The wasps were reared from caterpillars collected in Area de Conservación Guanacaste (ACG), a biological reserve in northwestern Costa Rica.
By combining ecological and genetic data using a technique called DNA barcoding with the painstaking detective work of taxonomy, the researchers have dramatically increased – nearly doubling – the estimated number of species of parasitoid wasps. "This represents microgastrine wasps reared from approximately 3,500 caterpillar species in ACG," said Josephine Rodriguez, a doctoral student and microgastrine expert. "Since there are an estimated 10,000 species of caterpillars there, including many unsampled ones that mine inside leaves or live in fungi, this is just the tip of the microgastrine iceberg."
The wasps are extraordinarily specific to the caterpillar hosts they attack.

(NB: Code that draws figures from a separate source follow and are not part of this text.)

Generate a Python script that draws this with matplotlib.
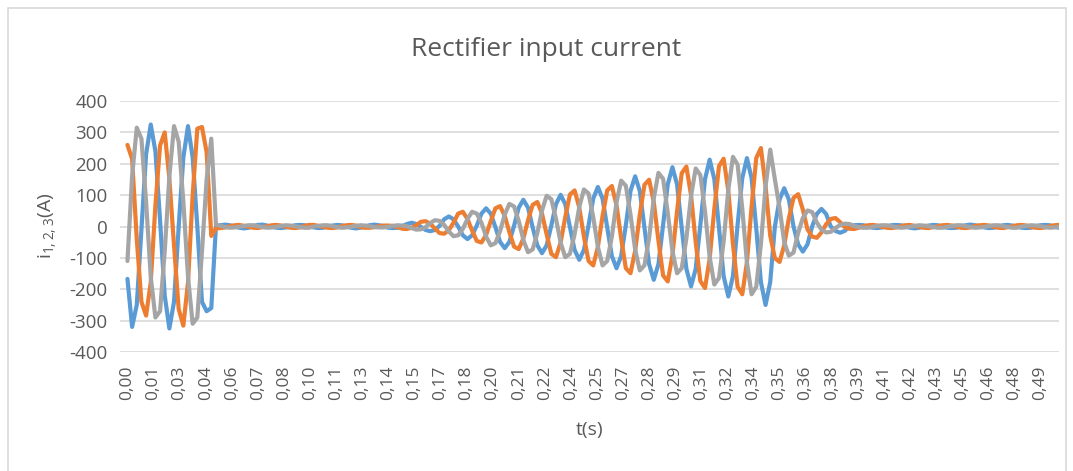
import numpy as np
import matplotlib
matplotlib.use("Agg")
import matplotlib.pyplot as plt
from matplotlib.patches import Rectangle

# ---------------- data ----------------
sample_step = 0.0025  # s between samples

blue = [
    -167, -320, -250, -10, 230, 325, 240, 20, -220, -325, -240, 0, 220, 320, 220, 0, -240, -270, -260,
    1, 4, 6, 4, 0, -4, -6, -4, 1, 5, 6, 3, -1, -4, -5, -3, 0, 4, 5, 4, 1, -3, -5, -4, 0, 3, 5, 4, 0, -4, -6, -4, 0, 4, 6, 4, 1,
    -4, -5, -4, 1, 8, 12, 8, -1,
    -11, -15, -11, 2, 23, 32, 23, 0,
    -28, -40, -28, 3, 41, 58, 41, -2,
    -49, -69, -49, 2, 60, 85, 60, -3,
    -60, -85, -60, 3, 71, 101, 71, -2,
    -75, -106, -75, 4, 89, 126, 89, -3,
    -94, -133, -94, 4, 113, 160, 113, -4,
    -120, -170, -120, 5, 134, 189, 134, -5,
    -135, -191, -135, 5, 151, 213, 151, -5,
    -158, -223, -158, 6, 154, 218, 154, -6,
    -177, -250, -177, 0, 86, 122, 86, 0,
    -57, -80, -57, 0, 40, 56, 40, 0,
    -14, -20, -14, 0, 4,
    5, 4, 0, -4, -5, -3, 0, 4, 5, 4, 1, -4, -6, -4, 0, 3, 5, 4, 0, -4, -5, -4, 1, 4, 6, 4, 0, -3, -5, -4,
    0, 4, 5, 3, 0, -4, -5, -4, 1, 4, 5, 4, 0, -4,
]

orange = [
    260, 215, -40, -240, -284, -178, 67, 258, 300, 152, -60, -263, -316, -178, 99, 312, 317, 237, -30,
    -6, -5, -3, 1, 4, 5, 2, -1, -4, -5, -2, 1, 4, 5, 3, -1, -4, -5, -3, 2, 5, 5, 2, -1, -4, -5, -3, 1, 4, 5, 3, -2, -4, -4, -2, 1, 3,
    3, 2, -2, -7, -8, -4, 4, 15,
    17, 9, -6, -21, -23, -12, 12, 41,
    47, 24, -13, -46, -51, -27, 17, 58,
    65, 34, -18, -64, -72, -38, 20, 69,
    78, 41, -25, -87, -98, -51, 30, 102,
    115, 61, -32, -110, -124, -65, 33, 115,
    129, 68, -38, -133, -149, -78, 38, 133,
    149, 78, -45, -156, -175, -92, 49, 170,
    191, 100, -50, -174, -196, -103, 56, 192,
    216, 114, -56, -192, -216, -114, 63, 218,
    250, 129, -29, -101, -113, -60, 26, 91,
    103, 54, -9, -32, -36, -19, 7, 24,
    27, 14, -2, -7, -8,
    -4, 1, 4, 5, 3, -1, -4, -5, -3, 1, 4, 5, 2, -1, -4, -5, -2, 1, 4, 5, 3, -1, -4, -5, -3, 2, 4, 5, 3, -1,
    -4, -5, -2, 1, 4, 5, 3, -1, -4, -5, -3, 1, 4, 5,
]

gray = [
    -110, 160, 315, 280, 80, -160, -290, -270, -80, 160, 320, 270, 80, -160, -310, -290, -80, 150, 280,
    6, 2, -2, -4, -3, -1, 2, 4, 4, 1, -2, -4, -3, -1, 2, 4, 3, 1, -2, -4, -4, 0, 2, 4, 4, 1, -2, -4, -3, -1, 2, 4, 3, 1, -2, -3, -3,
    -1, 2, 4, 3, 1, -5, -10, -9,
    -2, 11, 20, 18, 5, -16, -31, -28,
    -8, 24, 47, 41, 12, -32, -60, -53,
    -15, 38, 72, 64, 18, -43, -82, -73,
    -21, 51, 98, 87, 25, -51, -98, -87,
    -25, 62, 118, 105, 30, -65, -124, -110,
    -32, 77, 146, 130, 38, -73, -140, -124,
    -36, 90, 171, 152, 44, -78, -149, -133,
    -38, 97, 185, 164, 48, -97, -185, -164,
    -48, 117, 222, 197, 57, -114, -216, -192,
    -56, 127, 245, 150, 60, -49, -93, -83,
    -20, 27, 51, 46, 13, -10, -19, -17,
    -5, 5, 9, 8, 2,
    -2, -4, -4, -1, 2, 4, 4, 1, -2, -4, -3, -1, 2, 4, 3, 1, -2, -4, -4, -1, 2, 4, 4, 1, -2, -4, -3, -1, 2, 4,
    4, 1, -2, -4, -4, 0, 2, 4, 3, 1, -2, -4, -3, -1,
]

tick_step = 0.014
tick_labels = ["0,00", "0,01", "0,03", "0,04", "0,06", "0,07", "0,08", "0,10", "0,11", "0,13",
               "0,14", "0,15", "0,17", "0,18", "0,20", "0,21", "0,22", "0,24", "0,25", "0,27",
               "0,28", "0,29", "0,31", "0,32", "0,34", "0,35", "0,36", "0,38", "0,39", "0,41",
               "0,42", "0,43", "0,45", "0,46", "0,48", "0,49"]
y_ticks = [-400, -300, -200, -100, 0, 100, 200, 300, 400]
y_tick_labels = ["-400", "-300", "-200", "-100", "0", "100", "200", "300", "400"]

title = "Rectifier input current"
x_label = "t(s)"
y_label = r"$\mathregular{i_{1,2,3}(A)}$"

colors = ["#5B9BD5", "#ED7D31", "#A5A5A5"]
text_color = "#595959"
grid_color = "#D9D9D9"

plt.rcParams["font.family"] = ["Open Sans", "DejaVu Sans"]

W, H = 1073, 471
fig = plt.figure(figsize=(W / 100, H / 100), dpi=100)
fig.patch.set_facecolor("white")

# chart-area border
fig.patches.append(Rectangle((8 / W, -0.05), (1066 - 8) / W, 1 - 8 / H + 0.05,
                             transform=fig.transFigure, fill=False,
                             edgecolor=grid_color, lw=1.2))

left, right, top, bottom = 120, 1059, 101, 352
ax = fig.add_axes([left / W, 1 - bottom / H, (right - left) / W, (bottom - top) / H])

for vals, col in zip([blue, orange, gray], colors):
    ax.plot(np.arange(len(vals)) * sample_step, vals, color=col, lw=3.0,
            solid_joinstyle="round", solid_capstyle="round")

ax.set_xlim(-0.004, 0.5)
ax.set_ylim(-400, 400)
ax.set_yticks(y_ticks)
ax.set_yticklabels(y_tick_labels)
ax.set_xticks(np.arange(len(tick_labels)) * tick_step)
ax.set_xticklabels(tick_labels, rotation=90)
ax.yaxis.grid(True, color=grid_color, lw=1.2)
ax.set_axisbelow(True)
for s in ax.spines.values():
    s.set_visible(False)
ax.tick_params(axis="both", length=0, colors=text_color)
ax.tick_params(axis="y", labelsize=13.5, pad=9)
ax.tick_params(axis="x", labelsize=12.5, pad=10)

fig.text(546 / W, 1 - 50 / H, title, ha="center", va="center", fontsize=19, color=text_color)
fig.text(590 / W, 1 - 430 / H, x_label, ha="center", va="center", fontsize=14, color=text_color)
fig.text(48 / W, 1 - 226 / H, y_label, ha="center", va="center", rotation=90,
         fontsize=14, color=text_color)

fig.savefig("out.png", dpi=100)
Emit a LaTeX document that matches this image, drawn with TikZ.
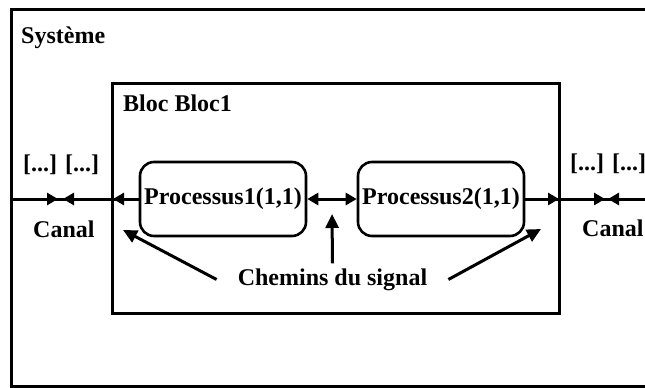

More than 90 percent of the wasp species were found to target only one or a very few species of caterpillar, out of more than 3,500 caterpillar species sampled in ACG.
"One of the messages of this paper is that you really need all of these different kinds of data in order to tell the species apart – that just using the morphology alone, or the genetic data or the ecological information alone isn’t enough," said University of Illinois entomology professor James Whitfield, who led the taxonomic study. "However, once the species are distinguished, anyone can use the DNA barcode to rapidly and accurately identify one of them."
"The family Braconidae, to which the microgastrines belong, has about 15,000 described species in the world, and it’s been estimated to have 50 to 60,000 species, about the same as all vertebrates – all fish, mammals, amphibians, reptiles, birds – which is a lot!" Whitfield said. "And what we’re saying is that if anything we’re underestimating how many more there are."